La hechura de Aquiles es ambigua, porque como humano está condenado a cierta clase de muerte gloriosa, y como divino tiene el privilegio de que su mortalidad sea voluntaria. La ambigüedad del hombre moderno es de muy distinta naturaleza: por una parte, se equivoca en sus juicios sobre el valor y la posibilidad de una vida plena e ilimitada y, por otra, está penosamente mal dotado para la aceptación del propio destino. La plenitud que en Aquiles era real (aunque indeseable) es ficticia en la modernidad, y el impulso de autolimitación, que en el hijo de Tetis fue espontáneo, está entre los modernos concienzudamente reprimido y, en muchos casos, olvidado. Con esa represión y ese olvido, el hombre moderno cree tener acceso a una experiencia plena de la vida, pero lo que obtiene es la más frustrante precariedad. La experiencia de los mortales sólo puede ser negativa, porque consiste en haber probado «la resistencia de lo real» (p. 71) a los deseos y designios propios, «incluidos los más bellos y justos» (p. 82) y sólo puede acontecer en la polis, que es al mismo tiempo un escenario de la mortalidad y un «repertorio organizado de ejemplos» (p. 61). Entregarse de lleno a la experiencia es algo que sólo puede hacer el inexperto (p. 31), pero la modernidad ha hecho olvidar esa sabia insensatez: la doctrina romántica del genio, aunque no sólo ella, «nos ha dejado ciegos para percibir la noble sencillez y serena grandeza de la normalidad» (p. 137). Los inventores del gineceo moderno fueron precisamente Rousseau y Goethe (p. 179), dos ineptos para el estadio ético, dos almas dispersas enemigas de cualquier autolimitación, que lograron persuadir de su ligereza a toda una cultura. Mientras que Goethe logró «que su yo fuera considerado de interés general para la ciudad» y constituye «un caso único de institucionalización del gineceo» (p. 181), Rousseau combinó fatalmente la aniquilación de un yo alienado –el del Contrato–, que ni siquiera puede merecer un destino mortal, con la «entronización metódica del yo solitario» perpetrada en el Emilio. Que ambas obras se publicasen en el mismo año expresa muy bien la aviesa ironía del gineceo moderno (p. 207).
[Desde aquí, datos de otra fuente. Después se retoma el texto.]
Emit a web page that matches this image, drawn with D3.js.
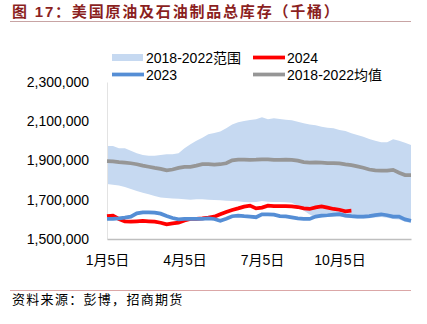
<!DOCTYPE html>
<html><head><meta charset="utf-8">
<script src="https://cdn.jsdelivr.net/npm/d3@7"></script>
<style>
html,body{margin:0;padding:0;background:#fff;}
svg{display:block;font-family:"Liberation Sans","Noto Sans CJK SC",Arial,sans-serif;}
</style></head><body>
<svg id="chart" width="427" height="324"></svg>
<script>
// ---- data (thousand barrels), weekly, 52 weeks ----
const weeks = d3.range(52);
const tickLabels = ["1月5日", "4月5日", "7月5日", "10月5日"];
const tickWeeks = [0, 13, 26, 39];
const yTicks = [1500000, 1700000, 1900000, 2100000, 2300000];

const rangeHigh = [1974,1974,1962,1962,1950,1937,1928,1924,1924,1928,1932,1932,1937,1962,1983,2001,2016,2034,
  2040,2048,2064,2084,2095,2101,2106,2110,2120,2110,2115,2111,2108,2105,2098,2090,2083,2079,2072,2067,2064,2055,
  2050,2039,2030,2021,2010,2001,1993,1993,2008,2001,1991,1979];
const rangeLow = [1780,1777,1772,1765,1755,1745,1736,1728,1719,1712,1709,1707,1705,1702,1700,1702,1702,1700,
  1699,1697,1695,1694,1692,1689,1687,1689,1694,1690,1689,1689,1687,1685,1670,1645,1625,1608,1610,1612,1614,1615,
  1610,1606,1604,1604,1606,1610,1612,1608,1602,1600,1588,1582];
const avg1822 = [1897,1896,1892,1889,1886,1881,1874,1868,1862,1857,1850,1854,1862,1867,1868,1874,1881,1882,
  1879,1881,1886,1901,1905,1904,1903,1904,1906,1906,1903,1903,1904,1903,1899,1892,1889,1890,1889,1887,1886,1885,
  1880,1876,1870,1863,1854,1850,1848,1848,1852,1838,1826,1826];
const y2023 = [1602,1603,1605,1609,1614,1631,1636,1636,1634,1629,1617,1607,1600,1603,1603,1602,1603,1605,
  1602,1593,1603,1616,1619,1616,1614,1611,1626,1626,1624,1617,1615,1610,1605,1603,1602,1614,1619,1621,1624,1627,
  1619,1616,1614,1614,1617,1622,1626,1621,1614,1614,1600,1593];
const y2024 = [1616,1619,1602,1590,1588,1590,1592,1590,1588,1583,1575,1580,1583,1594,1602,1602,1605,1609,
  1614,1626,1638,1648,1656,1665,1670,1656,1660,1670,1668,1668,1668,1666,1663,1656,1653,1661,1666,1660,1653,1649,
  1641,1644];

const legendItems = [
  {label:"2018-2022范围", type:"rect", color:"#c6d9f1"},
  {label:"2024", type:"line", color:"#ff0000"},
  {label:"2023", type:"line", color:"#558ed5"},
  {label:"2018-2022均值", type:"line", color:"#969696"}
];

// ---- drawing ----
const svg = d3.select("#chart");
const x = d3.scaleLinear().domain([0, 51]).range([107, 411]);
const y = d3.scaleLinear().domain([1500000, 2300000]).range([239, 82]);

// title
svg.append("text").attr("x", 12).attr("y", 17)
  .attr("font-size", 15).attr("font-weight", "bold").attr("fill", "#8b1f1f")
  .attr("letter-spacing", 1.8)
  .text("图 17：美国原油及石油制品总库存（千桶）");
svg.append("line").attr("x1", 10).attr("x2", 411).attr("y1", 21.5).attr("y2", 21.5)
  .attr("stroke", "#c8a4a4").attr("stroke-width", 1);

// band
const area = d3.area().x((d, i) => x(i)).y0((d, i) => y(rangeLow[i] * 1000)).y1(d => y(d * 1000));
svg.append("path").datum(rangeHigh).attr("d", area).attr("fill", "#c6d9f1");

// axes
const yAxis = d3.axisLeft(y).tickValues(yTicks).tickSize(0).tickPadding(18)
  .tickFormat(d3.format(","));
const gy = svg.append("g").attr("transform", "translate(107,0)").call(yAxis);
gy.select(".domain").attr("stroke", "#e3e3e3").attr("stroke-width", 1);
gy.selectAll("text").attr("font-size", 14).attr("fill", "#000")
  .attr("font-family", "Liberation Sans, Arial, sans-serif");

const xAxis = d3.axisBottom(x).tickValues(tickWeeks).tickSize(0).tickPadding(16)
  .tickFormat((d, i) => tickLabels[i]);
const gx = svg.append("g").attr("transform", "translate(0,239)").call(xAxis);
gx.select(".domain").attr("stroke", "#bfbfbf").attr("stroke-width", 1.5);
gx.selectAll("text").attr("font-size", 14).attr("fill", "#000")
  .attr("font-family", "Liberation Sans, Noto Sans CJK SC, sans-serif");

// lines
const line = d3.line().x((d, i) => x(i)).y(d => y(d * 1000));
svg.append("path").datum(avg1822).attr("d", line).attr("fill", "none")
  .attr("stroke", "#969696").attr("stroke-width", 3.75);
svg.append("path").datum(y2024).attr("d", line).attr("fill", "none")
  .attr("stroke", "#ff0000").attr("stroke-width", 3.75);
svg.append("path").datum(y2023).attr("d", line).attr("fill", "none")
  .attr("stroke", "#558ed5").attr("stroke-width", 3.75);

// legend
const legPos = [[112, 57.5], [253, 57.5], [112, 74.5], [253, 74.5]];
legendItems.forEach((it, i) => {
  const [lx, ly] = legPos[i];
  if (it.type === "rect") {
    svg.append("rect").attr("x", lx).attr("y", ly - 3.5).attr("width", 31).attr("height", 7).attr("fill", it.color);
  } else {
    svg.append("line").attr("x1", lx).attr("x2", lx + 32).attr("y1", ly).attr("y2", ly)
      .attr("stroke", it.color).attr("stroke-width", 3.75);
  }
  svg.append("text").attr("x", lx + 34).attr("y", ly + 5).attr("font-size", 14).attr("fill", "#000")
    .text(it.label);
});

// footer
svg.append("line").attr("x1", 10).attr("x2", 411).attr("y1", 290.5).attr("y2", 290.5)
  .attr("stroke", "#dba7a7").attr("stroke-width", 1);
svg.append("text").attr("x", 12).attr("y", 304).attr("font-size", 13).attr("fill", "#000")
  .attr("letter-spacing", 1.3).text("资料来源：彭博，招商期货");
</script>
</body></html>
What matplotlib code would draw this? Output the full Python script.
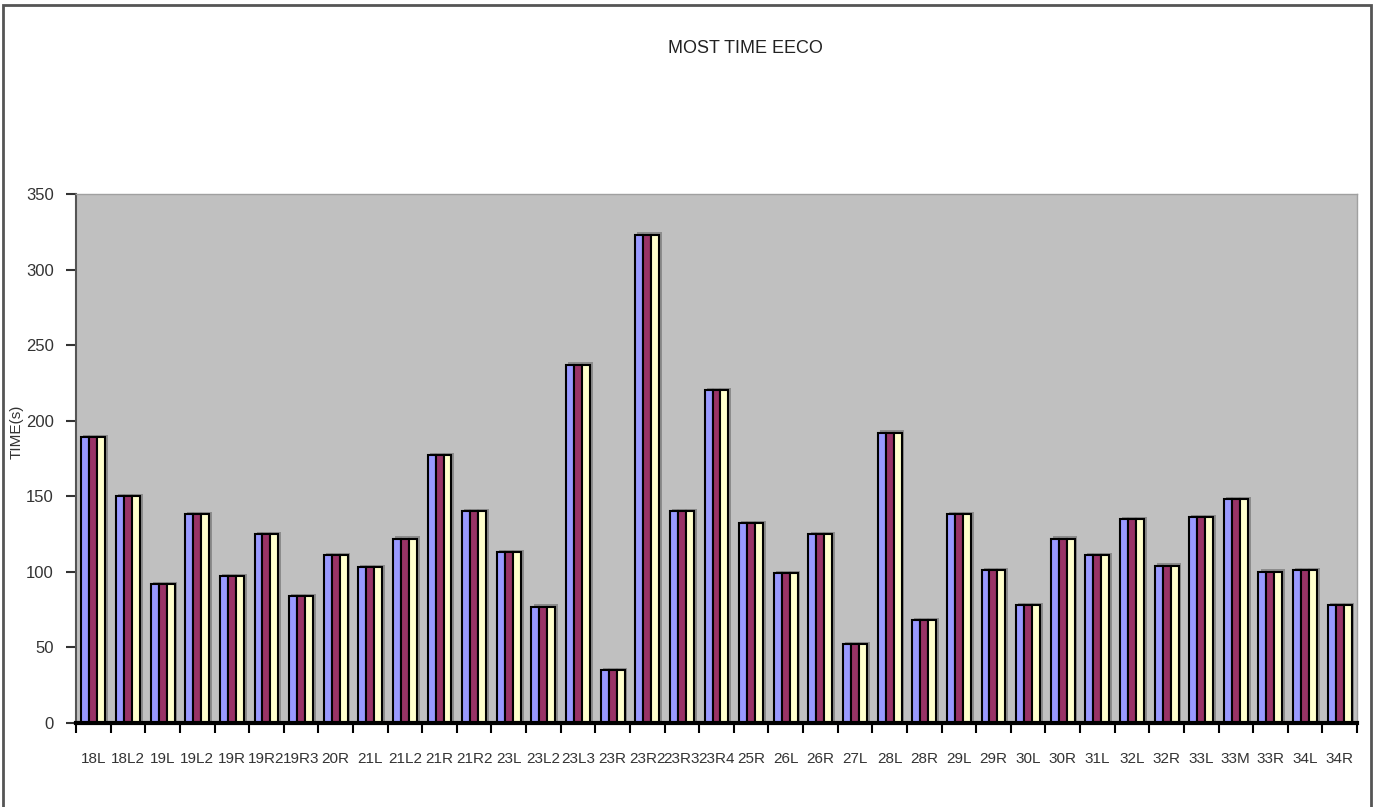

El lector que quiera tomarse en serio el argumento de Aquiles en el gineceo –y, salvo mejor parecer, los libros están escritos para ser tomados en serio– debería responder a unas cuantas preguntas incómodas. La lista podría alargarse mucho, pero valgan como ejemplos las siguientes: ¿es sensato que la educación infantil y juvenil esté inspirada, fuera de toda discusión, por el ideal del desarrollo armónico y equilibrado de la persona y de un yo con derecho a no renunciar a nada? ¿Deben fomentarse a toda costa los valores de una personalidad sensible a las solicitudes más variadas y abierta a las facetas más diversas de la vida? ¿Es digno de estima ese estado de razonable satisfacción general al que suele llamarse bienestar? ¿Es adecuada una idea de cultura que se encamine a la autodiversificación, a la experimentación de posibilidades ilimitadas, a la multiplicación de toda pluralidad y a eso que una filistea cursilería llama «enriquecimiento personal»? ¿Merece de verdad tanta envidia la figura del hombre o la mujer de muchas lecturas, varios idiomas, infinitas películas, múltiples contactos, intereses plurales, incontables viajes, amores diversos y aficiones numerosas? En el mundo contemporáneo, como en los demás habidos y por haber, todos somos seres cruentamente cercenados, pero, al contrario de otras épocas, la nuestra ha erigido un cómodo gineceo donde se supone que todo está en orden y que todo es posible a la vez. A ese exquisito reducto, mitad goetheano, mitad rousseauniano, lo llamamos cultura y parece estar concebido para adormecer a sus moradores persuadiéndoles de que, ocurra lo que ocurra fuera, dentro tienen todo lo que necesitan y lo tienen para siempre. Si uno no sale de allí, no tendrá que elegir nada nunca, porque el gineceo está pensado para que cualquier bien equivalga a cualquier otro. No es extraño que en semejante lugar esté mal visto convertir los libros –y casi cualquier otra cosa– en objeto de disputa, de juicio y de decisión. Si la cultura es, en definitiva, una fuente de enriquecimiento, entonces nada hay que decidir mientras no se salga de ella, porque nada resulta desaprovechable: ni siquiera los libros que desaconsejan creer en esa ilusión y que la muestran como un capricho adolescente.